Is Your Business Transactional or Strategic With Customer-Facing Technology Investments?

3 min read
March 26, 2021

As you plan for business growth, is your leadership team strategic or transactional when it comes to deciding on sales and marketing technology solutions?

If you're not sure, here are three simple yes or no statements to help you answer:

    • We have invested in sales technology and marketing technology and the systems are fully integrated with each other.
    • Our sales, marketing, and customers success systems are set up to help our teams accelerate sales.
    • Our sales, marketing, and customer success technology is designed to deliver a great customer experience.

If you answered yes to all of these, then you likely have a strategic-focused leadership team, your business is most likely in great shape, and there’s no reason to continue reading this article.

If you answered no to one or more of these statements, it could be extremely helpful to read on.


Digital Transformation

The digital transformation of businesses has been underway for more than 100 years, since the telephone started changing how products and services were bought and sold. The common thread of all improvements in technology is that they make our lives easier (more convenient, more efficient, and/or more effective).

According to leading research teams at organizations such as McKinsey, the digitization of many of our businesses and industries accelerated by seven years in 2020.

This acceleration has created real challenges for millions of businesses. As always, it has also created the biggest opportunity since 2009, especially for companies who are serious about growing their market share.

A common struggle is that this is the first time many businesses are seriously investing in the technology and digital consulting needed to scale and stay relevant, and that’s often when poor ‘transactional’ decision-making happens.

Quite often, when we do anything for the first time, knowing what questions to ask as we frame the objectives is often a primary challenge. Organizations that are successful in these situations are the ones who have the foresight to slow down for long enough to later speed up more effectively, and to do so for longer. These are typically businesses where leaders have a clear vision, a smart go-to-market strategy, and a solid operating plan.


Voice of the Customer & How People Buy

One of the most important components of a strong strategy and an exemplary operating plan that comes into play here is customer feedback – frequent and ongoing customer feedback. This is also referred to as VoC or Voice of the Customer. (👈This is a link to a recent HubSpot article about VoC Methodologies)

As we are reminded at least every 90 days during our quarterly planning, a growing business exists primarily because of two factors: great employees and great customers.

If you have a great team solving for your ideal customers, the rest will take care of itself, right?

Absolutely. 

A major complication, however, is the impact of the ever-changing, and ever-accelerating, change of technology on those great employees and customers.
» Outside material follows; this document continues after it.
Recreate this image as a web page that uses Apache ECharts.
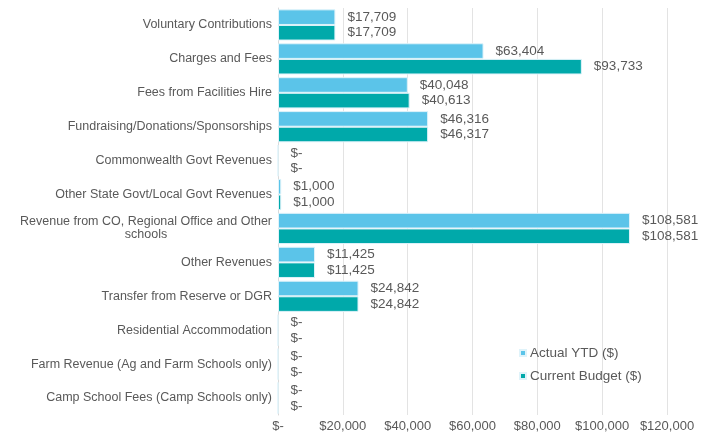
<!DOCTYPE html>
<html>
<head>
<meta charset="utf-8">
<script src="https://cdn.jsdelivr.net/npm/echarts@6/dist/echarts.min.js"></script>
<style>
  html, body { margin: 0; padding: 0; background: #fff; }
  #chart { width: 711px; height: 435px; }
</style>
</head>
<body>
<div id="chart"></div>
<script>
// categories, top to bottom
var categories = [
  'Voluntary Contributions',
  'Charges and Fees',
  'Fees from Facilities Hire',
  'Fundraising/Donations/Sponsorships',
  'Commonwealth Govt Revenues',
  'Other State Govt/Local Govt Revenues',
  'Revenue from CO, Regional Office and Other\nschools',
  'Other Revenues',
  'Transfer from Reserve or DGR',
  'Residential Accommodation',
  'Farm Revenue (Ag and Farm Schools only)',
  'Camp School Fees (Camp Schools only)'
]
var actualYTD = [17709, 63404, 40048, 46316, 0, 1000, 108581, 11425, 24842, 0, 0, 0]
var currentBudget = [17709, 93733, 40613, 46317, 0, 1000, 108581, 11425, 24842, 0, 0, 0]
var seriesNames = ['Actual YTD ($)', 'Current Budget ($)']

function money (v) {
  if (!v) return '$-'
  return '$' + Number(v).toLocaleString('en-US')
}

var textGray = '#595959'
var font = 'Liberation Sans'
var chart = echarts.init(document.getElementById('chart'))

function valueLabel () {
  return {
    show: true,
    position: 'right',
    distance: 12,
    color: textGray,
    fontSize: 13.5,
    fontFamily: font,
    formatter: function (p) { return money(p.value) }
  }
}

chart.setOption({
  animation: false,
  color: ['#5bc4e9', '#00a9aa'],
  grid: { left: 278, right: 44, top: 8, bottom: 20 },
  legend: {
    orient: 'vertical',
    left: 514,
    top: 341,
    icon: 'rect',
    itemWidth: 6,
    itemHeight: 6,
    itemGap: 9,
    textStyle: { color: textGray, fontSize: 13.5, fontFamily: font, padding: [0, 0, 0, -1] },
    data: seriesNames
  },
  xAxis: {
    type: 'value',
    min: 0,
    max: 120000,
    interval: 20000,
    axisLine: { show: false },
    axisTick: { show: false },
    splitLine: { lineStyle: { color: '#e3e3e3' } },
    axisLabel: {
      color: textGray,
      fontSize: 13,
      fontFamily: font,
      margin: 5,
      formatter: money
    }
  },
  yAxis: {
    type: 'category',
    inverse: true,
    data: categories,
    axisLine: { show: true, lineStyle: { color: '#d9d9d9' } },
    axisTick: { show: false },
    axisLabel: {
      color: textGray,
      fontSize: 12.5,
      fontFamily: font,
      margin: 6,
      formatter: function (v) {
        if (v.indexOf('\n') < 0) return v
        // wrapped label: lines centred inside the block like the original
        return v.split('\n').map(function (s) { return '{c|' + s + '}' }).join('\n')
      },
      rich: {
        c: { align: 'center', color: textGray, fontSize: 12.5, fontFamily: font, lineHeight: 13 }
      }
    }
  },
  series: [
    {
      name: seriesNames[0],
      type: 'bar',
      data: actualYTD,
      barGap: '0%',
      barCategoryGap: '8%',
      itemStyle: { borderColor: '#dff3fa', borderWidth: 1 },
      label: valueLabel()
    },
    {
      name: seriesNames[1],
      type: 'bar',
      data: currentBudget,
      barGap: '0%',
      barCategoryGap: '8%',
      itemStyle: { borderColor: '#dff3fa', borderWidth: 1 },
      label: valueLabel()
    }
  ]
})
</script>
</body>
</html>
One more complication in this scenario is that customers typically adapt to change quicker than businesses and their employees.

For example, when those of us who could work remotely started working from home a year ago, we went home for our jobs AND we went home as consumers. We quickly figured out how to buy what we needed and wanted but when we put our work hats on in the morning, we were still trying to figure out how we should sell given the new circumstances.

Businesses that figured this out, or are still in the process of figuring this out, have been and will continue to reap the rewards and return on investment.


The ABCs of ROI With Digital Transformation

  1. Assess – Assess where the gaps are in your sales, marketing, and customer success processes and systems.
  2. Build – Build out the first solutions based on what you found in your assessment. For example, it might be your website that needs work, or your CRM, or how you integrate them using automation.
  3. Consult & Support –  Consult your customers, your cross-functional teams, and any external partners to create top-down and bottom-up solutions that will create momentum for your business.

Keep repeating and refining these three steps and you’ll be on the path to transform your organization in an effective and sustainable way. And, you will maximize ROI.

To get you started, Here’s a quick assessment to identify where you currently have gaps or friction in your sales, marketing, and customer success operations. 

This will help you take a step back and strategically figure out where to focus your efforts. You’ll see the results in two ways: (1) improved operational effectiveness and (2) a better experience for your customers and your team.

By taking a more strategic approach to aligning your people, processes, and technology, you minimize the risk of making poor ‘transactional’ decisions that result in less than desirable outcomes. Instead, you will be solving for all stakeholders, starting with your customers, and including your staff, your partners, and your shareholders.